Weekends feature shows on money, health, real estate, technology and home repair. Weekend syndicated programs include At Home with Gary Sullivan, Jill Schlesinger on Money, Rich DeMuro on Tech, The Ben Ferguson Show and Sunday Nights with Bill Cunningham. WUTQ-FM simulcasts newscasts from television station WKTV. Most hours begin with an update from Townhall News.

==History==
The station got its construction permit from the Federal Communications Commission in 1989, and was assigned the call sign WEIF. It took several years for original owner Clara Crocco of Clayville, New York, to put the station on the air. The station officially signed on the air on July 11, 1994, as WVVC. It was a Christian radio station, owned by Bethany Broadcasting, with its studios and offices on Higby Road in New Hartford, New York. (The transmitter remains at that location, even after several ownership changes.)

WVVC was sold to the Educational Media Foundation (EMF) in 2001 for $1.25 million; this was the first purchase made by EMF in the state of New York. It became Utica's K-Love station, under the call sign WKVU.

On December 15, 2010, Air 1 station WRCK swapped frequencies with WKVU, with WRCK moving to 100.7 FM and WKVU moving to 107.3 FM. In November 2011, EMF announced that it would sell WRCK to Roser Communications and move Air 1 to WOKR (93.5 FM), which had previously carried the now-defunct God's Country Radio Network.

On March 16, 2012, Roser took control of the station and began a simulcast of AM stations WUTQ and WADR, the full-service gold-based adult contemporary stations that had been airing on the station since approximately 2007. WUTQ had previously been relying on an FM translator, W238CA (95.5) in Middleville, New York, for FM coverage. On March 23, the station took the WUTQ-FM call letters, with the WRCK call sign moving to the former WADR.

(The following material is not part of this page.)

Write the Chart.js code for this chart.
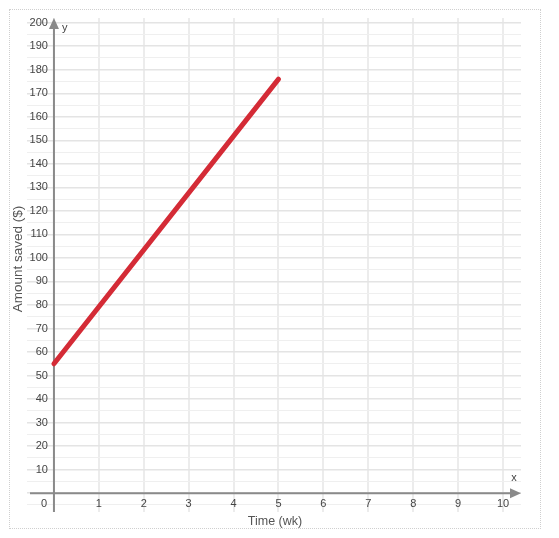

WUTQ spun off its former AM simulcast stations to Good Guys Broadcasting in July 2012; the stations were shut down in late 2015.

On March 30, 2015, Roser Communications moved the studios of all their stations, including WUTQ-FM, to new facilities located at the Canal Park off Leland Avenue. Prior to this, Roser Communications had been leasing space at the Adirondack Bank building on Genesee Street.

Dave Coombs, former morning host at classic rock WTKW and WOUR, was hired as morning host in August 2015.

On February 27, 2017, after a weekend of stunting with a wide variety of sound clips and snippets of music, WUTQ dropped its soft AC music and became a full-time talk radio station as "Talk! 100.7", becoming the first station in the Utica-Rome area to broadcast FM news-talk. The Talk of the Town, the station's existing morning drive talk show, was retained, with new hosts after Coombs left for another station; also retained were simulcasts of three WKTV television newscasts. Music programming was replaced by syndicated talk shows, including Glenn Beck, Laura Ingraham, Dave Ramsey, America Now with Buck Sexton, Michael Savage, and Red Eye Radio.